• Code that draws figures
* * * * * * * * *

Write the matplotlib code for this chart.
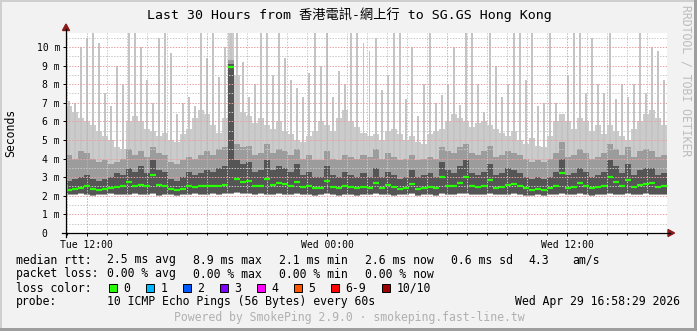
import matplotlib
matplotlib.use('Agg')
import matplotlib.pyplot as plt
import matplotlib.dates as mdates
from matplotlib.patches import Rectangle, Polygon
from matplotlib.lines import Line2D
import numpy as np
import pandas as pd

plt.rcParams['font.family'] = ['DejaVu Sans Mono', 'Noto Sans CJK TC']

# 30 hours, 100 steps of 18 min, ending Wed Apr 29 16:58:29 2026
t_start = pd.Timestamp('2026-04-28 10:58:29')
t_end = pd.Timestamp('2026-04-29 16:58:29')

# smoke layers (ms)
rtt_min = [2.05, 2.05, 2.1, 2.05, 2.0, 2.05, 2.05, 2.1, 2.05, 2.05,
           2.05, 2.1, 2.05, 2.05, 2.1, 2.0, 2.05, 2.05, 2.0, 2.05,
           2.05, 2.1, 2.05, 2.05, 2.1, 2.05, 2.1, 2.1, 2.15, 2.1,
           2.1, 2.05, 2.1, 2.05, 2.05, 2.1, 2.05, 2.05, 2.1, 2.05,
           2.05, 2.0, 2.05, 2.1, 2.05, 2.0, 2.05, 2.05, 2.0, 2.05,
           2.05, 2.1, 2.05, 2.05, 2.0, 2.05, 2.05, 2.1, 2.0, 2.05,
           2.05, 2.0, 2.1, 2.05, 2.05, 2.1, 2.1, 2.05, 2.05, 2.05,
           2.1, 2.05, 2.05, 2.05, 2.1, 2.05, 2.0, 2.0, 2.05, 2.0,
           2.05, 2.05, 2.1, 2.05, 2.05, 2.1, 2.05, 2.0, 2.05, 2.05,
           2.1, 2.05, 2.05, 2.1, 2.05, 2.05, 2.1, 2.05, 2.05, 2.05]
rtt_median = [2.3, 2.35, 2.4, 2.5, 2.35, 2.3, 2.35, 2.4, 2.45, 2.5,
              2.75, 2.55, 2.6, 2.5, 3.1, 2.6, 2.55, 2.35, 2.3, 2.35,
              2.5, 2.45, 2.5, 2.55, 2.5, 2.5, 2.6, 8.9, 2.9, 2.75,
              2.8, 2.5, 2.55, 2.9, 2.6, 2.7, 2.65, 2.55, 2.75, 2.45,
              2.5, 2.4, 2.4, 2.8, 2.45, 2.4, 2.5, 2.45, 2.4, 2.45,
              2.4, 2.7, 2.4, 2.6, 2.45, 2.35, 2.4, 2.65, 2.35, 2.4,
              2.45, 2.4, 3.0, 2.55, 2.5, 2.7, 3.0, 2.5, 2.45, 2.5,
              2.85, 2.4, 2.45, 2.6, 2.65, 2.5, 2.4, 2.3, 2.35, 2.3,
              2.4, 2.5, 3.2, 2.4, 2.45, 2.7, 2.5, 2.4, 2.45, 2.55,
              3.0, 2.75, 2.5, 2.85, 2.45, 2.6, 2.65, 2.7, 2.45, 2.5]
smoke_dark = [2.8, 2.9, 3.0, 3.1, 2.9, 2.8, 2.9, 3.0, 3.2, 3.1,
              3.5, 3.3, 3.6, 3.2, 3.9, 3.4, 3.3, 2.9, 2.8, 3.0,
              3.3, 3.1, 3.2, 3.4, 3.3, 3.5, 3.6, 9.1, 3.9, 3.7,
              3.8, 3.3, 3.4, 3.9, 3.4, 3.6, 3.5, 3.3, 3.7, 3.1,
              3.3, 3.0, 3.0, 3.6, 3.1, 3.0, 3.3, 3.1, 3.0, 3.2,
              3.0, 3.5, 3.0, 3.3, 3.1, 2.9, 3.0, 3.4, 3.0, 3.1,
              3.2, 3.0, 3.8, 3.4, 3.2, 3.6, 3.9, 3.2, 3.1, 3.3,
              3.7, 3.1, 3.2, 3.5, 3.4, 3.2, 3.0, 2.9, 3.0, 2.9,
              3.0, 3.3, 4.0, 3.1, 3.2, 3.5, 3.3, 3.0, 3.1, 3.3,
              3.9, 3.6, 3.2, 3.7, 3.1, 3.4, 3.5, 3.5, 3.1, 3.2]
smoke_mid = [4.2, 4.0, 4.4, 4.3, 4.0, 3.8, 3.9, 3.7, 3.8, 4.0,
             4.5, 4.2, 4.4, 4.1, 4.6, 4.3, 4.2, 3.8, 3.7, 3.9,
             4.1, 4.0, 4.2, 4.4, 4.2, 4.5, 4.6, 9.3, 4.8, 4.6,
             4.7, 4.2, 4.3, 4.8, 4.3, 4.5, 4.4, 4.2, 4.5, 4.0,
             4.2, 3.9, 3.9, 4.4, 4.0, 3.9, 4.2, 4.1, 4.0, 4.2,
             4.1, 4.5, 4.0, 4.3, 4.1, 3.9, 4.0, 4.2, 3.9, 4.0,
             4.1, 4.0, 4.6, 4.4, 4.3, 4.6, 4.8, 4.3, 4.2, 4.4,
             4.7, 4.1, 4.2, 4.4, 4.3, 4.2, 4.0, 3.8, 3.9, 3.8,
             4.0, 4.3, 4.9, 4.1, 4.2, 4.5, 4.3, 4.0, 4.1, 4.3,
             4.8, 4.5, 4.2, 4.6, 4.1, 4.4, 4.5, 4.4, 4.1, 4.2]
smoke_light = [6.8, 6.5, 6.2, 6.0, 5.8, 5.5, 5.2, 5.0, 4.6, 4.5,
               6.0, 6.3, 6.0, 5.6, 5.5, 5.2, 5.4, 5.0, 4.9, 5.3,
               5.6, 6.2, 6.6, 6.4, 5.8, 5.4, 6.2, 10.75, 8.5, 6.5,
               6.3, 5.9, 6.2, 5.8, 5.6, 6.0, 5.5, 5.3, 5.0, 4.9,
               5.2, 5.5, 6.0, 5.8, 5.5, 6.2, 6.6, 6.0, 5.7, 5.4,
               5.2, 5.3, 5.0, 5.5, 5.6, 5.3, 5.0, 5.2, 4.9, 4.8,
               5.3, 5.5, 5.6, 6.0, 6.4, 6.2, 6.0, 5.7, 5.9, 6.0,
               5.8, 5.6, 5.4, 5.2, 5.5, 5.0, 4.8, 5.1, 4.7, 4.6,
               5.2, 6.0, 6.4, 6.0, 5.6, 6.2, 6.0, 5.5, 5.8, 5.3,
               5.8, 5.5, 5.2, 5.0, 5.6, 6.0, 6.4, 6.6, 6.2, 5.8]
rtt_max = [7.1, 7.0, 10.0, 10.5, 10.75, 10.2, 7.5, 6.8, 9.0, 8.0,
           10.75, 10.75, 10.0, 8.2, 7.0, 10.5, 10.75, 9.7, 6.4, 7.0,
           7.3, 6.8, 10.75, 9.4, 10.75, 8.4, 10.0, 10.75, 10.75, 9.2,
           7.3, 8.0, 10.75, 10.75, 8.5, 10.75, 9.4, 8.2, 7.8, 7.3,
           8.6, 10.75, 9.0, 10.75, 7.3, 8.7, 8.0, 10.75, 10.75, 10.2,
           9.8, 10.5, 7.7, 8.5, 10.75, 10.75, 7.2, 10.0, 6.3, 8.0,
           10.75, 7.0, 7.4, 8.0, 10.0, 6.9, 10.75, 10.75, 8.0, 6.5,
           10.75, 9.0, 7.3, 8.0, 10.75, 10.75, 8.2, 10.75, 6.8, 7.0,
           10.75, 7.0, 6.0, 8.5, 10.75, 10.75, 7.5, 10.5, 8.0, 7.5,
           10.75, 7.2, 8.0, 7.3, 8.0, 10.75, 7.5, 10.0, 9.8, 8.2]

y_ticks = list(range(11))
y_labels = ['0  '] + ['%d m' % v for v in range(1, 11)]

stats_rtt = ['2.5 ms avg', '8.9 ms max', '2.1 ms min', '2.6 ms now', '0.6 ms sd', '4.3', 'am/s']
stats_loss = ['0.00 % avg', '0.00 % max', '0.00 % min', '0.00 % now']
loss_labels = ['0', '1', '2', '3', '4', '5', '6-9', '10/10']
loss_colors = ['#26ff00', '#00b8ff', '#0059ff', '#7e00ff', '#ff00ff', '#ff5500', '#ff0000', '#a10000']

W, H = 697, 331
fig = plt.figure(figsize=(W / 100, H / 100), dpi=100, facecolor='#f2f2f2')


def fx(x):
    return x / W


def fy(y):
    return 1 - y / H


ax = fig.add_axes([fx(66), fy(233), fx(667) - fx(66), fy(33) - fy(233)])
ax.set_facecolor('white')
for s in ax.spines.values():
    s.set_visible(False)

edges = mdates.date2num(pd.date_range(t_start, periods=len(rtt_median) + 1, freq='18min').to_pydatetime())
step = edges[1] - edges[0]
centers = edges[:-1] + step / 2


def stepv(a):
    return np.append(a, a[-1])


lo = np.array(rtt_min)
ax.fill_between(edges, stepv(lo), stepv(smoke_light), step='post', color='#cbcbcb', lw=0, zorder=1)
ax.bar(centers, np.array(rtt_max) - lo, bottom=lo, width=step * 0.33, color='#c4c4c4', lw=0, zorder=1)
ax.fill_between(edges, stepv(lo), stepv(smoke_mid), step='post', color='#9c9c9c', lw=0, zorder=1.2)
ax.fill_between(edges, stepv(lo + 0.05), stepv(smoke_dark), step='post', color='#555555', lw=0, zorder=1.4)

# grid: grey every 0.5 m / hour, red every 1 m / 6 hours
dots = (0, (1.4, 1.4))
for v in np.arange(0.5, 10.75, 0.5):
    c = '#e8a0a0' if v == int(v) else '#c8c8c8'
    ax.axhline(v, color=c, lw=0.72, ls=dots, zorder=3)
for t in pd.date_range('2026-04-28 11:00', '2026-04-29 16:00', freq='1h'):
    c = '#e8a0a0' if t.hour % 6 == 0 else '#c8c8c8'
    ax.axvline(mdates.date2num(t.to_pydatetime()), color=c, lw=0.72, ls=dots, zorder=3)

# median drawn as short bars per step (no vertical joins), like smokeping
ax.hlines(rtt_median, edges[:-1], edges[1:], color='#26ff00', lw=1.6, zorder=4)

ax.set_xlim(mdates.date2num(t_start.to_pydatetime()), mdates.date2num(t_end.to_pydatetime()))
ax.set_ylim(0, 10.75)
ax.set_yticks(y_ticks)
ax.set_yticklabels(y_labels)
ax.xaxis.set_major_locator(mdates.HourLocator(byhour=[0, 12]))
ax.xaxis.set_major_formatter(mdates.DateFormatter('%a %H:%M'))
ax.xaxis.set_minor_locator(mdates.HourLocator())
ax.tick_params(axis='y', length=2, width=0.7, pad=2.3, labelsize=7)
ax.tick_params(axis='x', which='major', length=2, width=0.7, pad=3, labelsize=7)
ax.tick_params(axis='x', which='minor', length=1.5, width=0.7)

# axes with arrows
fig.add_artist(Line2D([fx(66), fx(66)], [fy(237), fy(29)], color='black', lw=0.9, transform=fig.transFigure))
fig.add_artist(Line2D([fx(62), fx(670)], [fy(233), fy(233)], color='black', lw=0.9, transform=fig.transFigure))
fig.add_artist(Polygon([(fx(62.5), fy(30.5)), (fx(69.5), fy(30.5)), (fx(66), fy(24))], closed=True,
                       color='#8b1a1a', transform=fig.transFigure))
fig.add_artist(Polygon([(fx(668), fy(229.5)), (fx(668), fy(236.5)), (fx(674.5), fy(233))], closed=True,
                       color='#8b1a1a', transform=fig.transFigure))

fig.text(fx(349), fy(19), 'Last 30 Hours from 香港電訊-網上行 to SG.GS Hong Kong',
         ha='center', va='baseline', fontsize=9.5)
fig.text(fx(11), fy(133), 'Seconds', rotation=90, ha='center', va='center', fontsize=8.3)
fig.text(fx(686), fy(5), 'RRDTOOL / TOBI OETIKER', rotation=270, ha='center', va='top',
         fontsize=8.3, color='#bdbdbd')

fs = 8.3
col_x = [107, 193, 279, 365, 451, 528, 572]
fig.text(fx(16), fy(263.5), 'median rtt:', va='baseline', fontsize=fs)
for x, s in zip(col_x, stats_rtt):
    fig.text(fx(x), fy(263.5), s, va='baseline', fontsize=fs)
fig.text(fx(16), fy(277.5), 'packet loss:', va='baseline', fontsize=fs)
for x, s in zip(col_x, stats_loss):
    fig.text(fx(x), fy(277.5), s, va='baseline', fontsize=fs)
fig.text(fx(16), fy(291.5), 'loss color:', va='baseline', fontsize=fs)
box_x = [109, 146, 183, 220, 257, 294, 331, 382]
for bx, lab, c in zip(box_x, loss_labels, loss_colors):
    fig.add_artist(Rectangle((fx(bx), fy(292)), 8 / W, 8 / H, facecolor=c, edgecolor='black',
                             lw=0.7, transform=fig.transFigure))
    fig.text(fx(bx + 14.5), fy(291.5), lab, va='baseline', fontsize=fs)
fig.text(fx(16), fy(305.5), 'probe:', va='baseline', fontsize=fs)
fig.text(fx(107), fy(305.5), '10 ICMP Echo Pings (56 Bytes) every 60s', va='baseline', fontsize=fs)
fig.text(fx(680), fy(305.5), 'Wed Apr 29 16:58:29 2026', ha='right', va='baseline', fontsize=fs)
fig.text(fx(349), fy(321.5), 'Powered by SmokePing 2.9.0 · smokeping.fast-line.tw',
         ha='center', va='baseline', fontsize=fs, color='#b0b0b0')

# 3d frame
fig.add_artist(Rectangle((0, fy(2)), 1, 2 / H, color='#cfcfcf', lw=0, transform=fig.transFigure))
fig.add_artist(Rectangle((0, 0), 2 / W, 1, color='#cfcfcf', lw=0, transform=fig.transFigure))
fig.add_artist(Rectangle((fx(694), 0), 3 / W, 1, color='#9e9e9e', lw=0, transform=fig.transFigure))
fig.add_artist(Rectangle((0, 0), 1, 3 / H, color='#9e9e9e', lw=0, transform=fig.transFigure))

fig.savefig('out.png', dpi=100, facecolor=fig.get_facecolor())
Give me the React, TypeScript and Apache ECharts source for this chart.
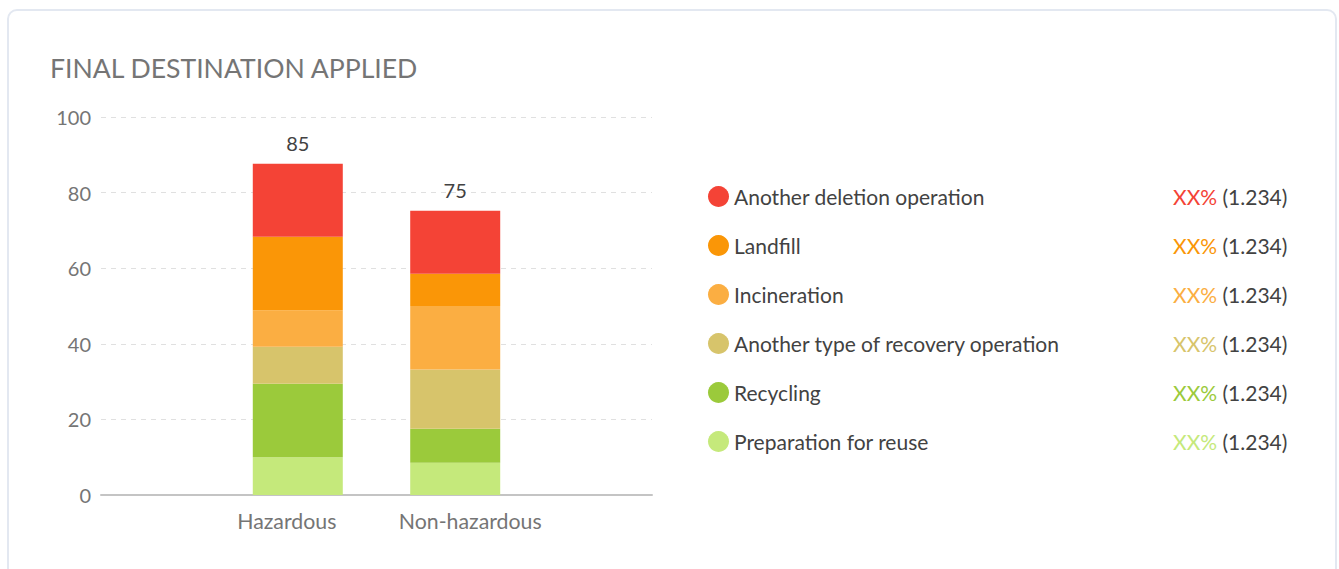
import React, { useEffect, useRef } from "react";
import * as echarts from "echarts";

const titleText = "FINAL DESTINATION APPLIED";
const categories = ["Hazardous", "Non-hazardous"];
// series listed bottom-to-top in the stack
const seriesNames = [
  "Preparation for reuse",
  "Recycling",
  "Another type of recovery operation",
  "Incineration",
  "Landfill",
  "Another deletion operation",
];
const seriesColors = ["#c5e97b", "#9bca3b", "#d7c46b", "#fbae42", "#fa9607", "#f44336"];
const prepForReuse = [10, 8.5];
const recycling = [19.4, 9.0];
const otherRecovery = [9.8, 15.7];
const incineration = [9.7, 16.8];
const landfill = [19.4, 8.5];
const otherDeletion = [19.3, 16.7];
const totalLabels = ["85", "75"];
const legendPct = ["XX%", "XX%", "XX%", "XX%", "XX%", "XX%"];
const legendAmount = ["(1.234)", "(1.234)", "(1.234)", "(1.234)", "(1.234)", "(1.234)"];
const yTicks = { min: 0, max: 100, interval: 20 };

const FONT = "Lato";

export default function App() {
  const ref = useRef<HTMLDivElement>(null);

  useEffect(() => {
    if (!ref.current) return;
    const chart = echarts.init(ref.current, undefined, { renderer: "svg" });

    const seriesValues = [prepForReuse, recycling, otherRecovery, incineration, landfill, otherDeletion];
    // category slots: categories sit in slots 2 and 4 of 7 equal bands
    const slots = 7;
    const slotOf = [2, 4];
    const axisData: string[] = [];
    for (let i = 0; i < slots; i++) {
      const k = slotOf.indexOf(i);
      axisData.push(k >= 0 ? categories[k] : "");
    }
    const pad = (arr: number[]) => axisData.map((_, i) => {
      const k = slotOf.indexOf(i);
      return k >= 0 ? arr[k] : null;
    });

    const LF = 21;
    const rich: any = {
      n: { width: 439, fontSize: LF, color: "#424242", fontFamily: FONT, lineHeight: 21 },
      v: { fontSize: LF, color: "#424242", fontFamily: FONT, lineHeight: 21 },
    };
    seriesNames.forEach((_, i) => {
      rich["p" + i] = { fontSize: LF, color: seriesColors[i], fontFamily: FONT, lineHeight: 21 };
    });

    const series = seriesNames.map((name, i) => ({
      name,
      type: "bar",
      stack: "total",
      barWidth: 90,
      data: pad(seriesValues[i]),
      itemStyle: { color: seriesColors[i] },
      emphasis: { disabled: true },
      label: i === seriesNames.length - 1
        ? {
            show: true,
            position: "top",
            distance: 11,
            fontSize: 20,
            fontFamily: FONT,
            color: "#424242",
            formatter: (p: any) => {
              const k = slotOf.indexOf(p.dataIndex);
              return k >= 0 ? totalLabels[k] : "";
            },
          }
        : { show: false },
    }));

    chart.setOption({
      animation: false,
      textStyle: { fontFamily: FONT },
      graphic: [
        {
          type: "text",
          left: 50,
          top: 54,
          style: {
            text: titleText,
            fontSize: 26.6,
            fontFamily: FONT,
            fill: "#757575",
          },
        },
      ],
      grid: { left: 101, right: 687, top: 117, bottom: 74 },
      xAxis: {
        type: "category",
        data: axisData,
        axisTick: { show: false },
        axisLine: { lineStyle: { color: "#c4c4c4", width: 2 } },
        axisLabel: {
          interval: 0,
          margin: 15,
          formatter: (v: string) => {
            if (v === categories[0]) return "{h|" + v + "}";
            if (v === categories[1]) return "{k|" + v + "}";
            return "";
          },
          rich: {
            h: { fontSize: 21.3, fontFamily: FONT, color: "#757575", padding: [0, 22, 0, 0] },
            k: { fontSize: 21.3, fontFamily: FONT, color: "#757575", padding: [0, 0, 0, 30] },
          },
        },
      },
      yAxis: {
        type: "value",
        min: yTicks.min,
        max: yTicks.max,
        interval: yTicks.interval,
        axisLine: { show: false },
        axisTick: { show: false },
        axisLabel: { fontSize: 20, fontFamily: FONT, color: "#757575", margin: 10 },
        splitLine: { lineStyle: { color: "#e0e0e0", type: [5, 5], width: 1 } },
      },
      legend: {
        orient: "vertical",
        left: 703,
        top: 181,
        icon: "circle",
        itemWidth: 21,
        itemHeight: 21,
        itemGap: 28,
        selectedMode: false,
        data: [...seriesNames].reverse(),
        formatter: (name: string) => {
          const i = seriesNames.indexOf(name);
          return "{n|" + name + "}{p" + i + "|" + legendPct[i] + "}{v| " + legendAmount[i] + "}";
        },
        textStyle: { rich },
      },
      series,
    });

    return () => chart.dispose();
  }, []);

  return (
    <div style={{ position: "fixed", left: 0, top: 0, width: 1339, height: 569, overflow: "hidden", background: "#fff" }}>
      <div
        style={{
          position: "absolute",
          left: 7,
          top: 9,
          width: 1330,
          height: 640,
          border: "2px solid #e3e8f1",
          borderRadius: 10,
          boxSizing: "border-box",
        }}
      />
      <div ref={ref} style={{ position: "absolute", left: 0, top: 0, width: 1339, height: 569 }} />
    </div>
  );
}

* * * * * * * * *

• Problem to solve
From the opening line of the listing above through the line bearing "t_end = pd.Timestamp('2026-04-29 16:58:29')", repeat each line exactly. Drop every picture.

• Task solution
Write the matplotlib code for this chart.
import matplotlib
matplotlib.use('Agg')
import matplotlib.pyplot as plt
import matplotlib.dates as mdates
from matplotlib.patches import Rectangle, Polygon
from matplotlib.lines import Line2D
import numpy as np
import pandas as pd

plt.rcParams['font.family'] = ['DejaVu Sans Mono', 'Noto Sans CJK TC']

# 30 hours, 100 steps of 18 min, ending Wed Apr 29 16:58:29 2026
t_start = pd.Timestamp('2026-04-28 10:58:29')
t_end = pd.Timestamp('2026-04-29 16:58:29')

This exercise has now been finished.